Katya Balen, October, October
Through Balen’s narrative style, with its lyric interludes, its cascading impressions and its free-falling dialogue — and without ever stating the facts or the label directly — this story for children becomes an educational tour de force.
Angela Harding’s illustrations deserve a special mention, because they are a joy. I love Balen’s own comment, in her acknowledgements, that Harding made a baby barn owl look good when they are in fact ‘disgusting’. Readers of Miriam Darlington’s wonderful Owl Sense will recall this to be true, from her description of returning a fallen barn owlet to safety.
Its feet wriggled at first, but soon its feather-weight settled to my grip. I expected it to smell like a kitten, but its alien stink of rotting mouse, vole blood and acrid ammonia hurt my nose. There was something part-reptile there. I looked into its wincing face, felt its scaly feet, and at their tips, whetstone-grey talons, already gripping fiercely. Millions of years of evolution, honed for predation.
[…]
With one hand grasping it I started to climb, my fingers stretching for holds in the stone. I dropped back down; I needed two hands. The owlet fitted inside my shirt along with a suspicious, parasitical tickling. Perhaps I needn’t have plopped it down next to my skin, but sometimes you have to keep going. With both hands free I could get up there more easily. At the ledge, I undid the tangled claws from me, pushing the fallen owlet back with the others, and let go.
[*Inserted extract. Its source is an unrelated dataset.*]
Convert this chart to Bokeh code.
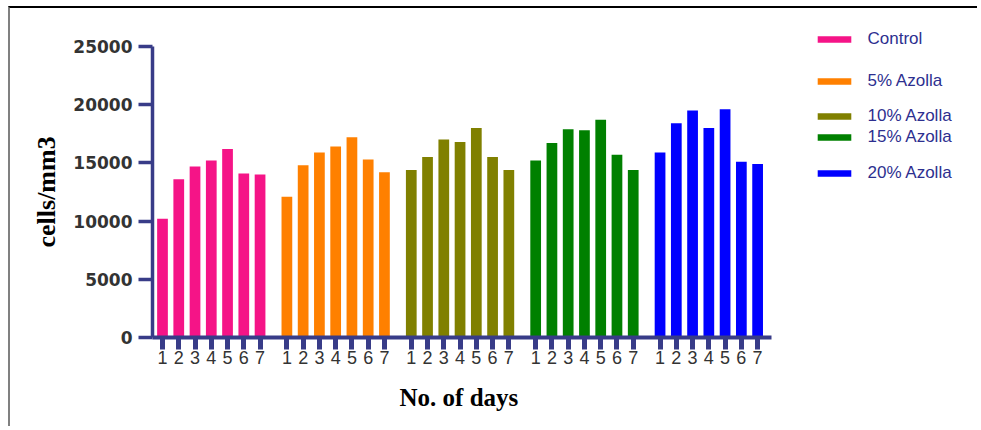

Miriam Darlington, Owl Sense
The repellent nature of these youngsters is just one element of Balen’s story that serves to highlight October’s unexpected and exquisitely rare brand of fortitude.
October, October is a glorious, funny, tear-jerking, life-affirming novel. The conclusion is credible, lively and liberating, and not what October herself could have imagined. As she learns, ‘Not every story has just one perfect ending.'
I love the sound of this novel, for everything that’s said about it and the enthusiasm of the review. I have to confess a further mercenary aspect- already I’ve started to imagine it being adaptable for the stage and a project to work on with my daughter. I’ve adapted several novels for stage and loved that and performed several times with my son. To do so with my daughter would be incredible but I’ll hold my horses and see if she’ll read the book first. She already has an understanding of autism from within her community and from an adaptation of the book The Reason I Jump which she saw several times.
So thank you so much for drawing my attention to this. It will, I’m sure from your review, be a deep pleasure in its own right!
I have this beautiful book with its beautiful cover that does the soul good to read.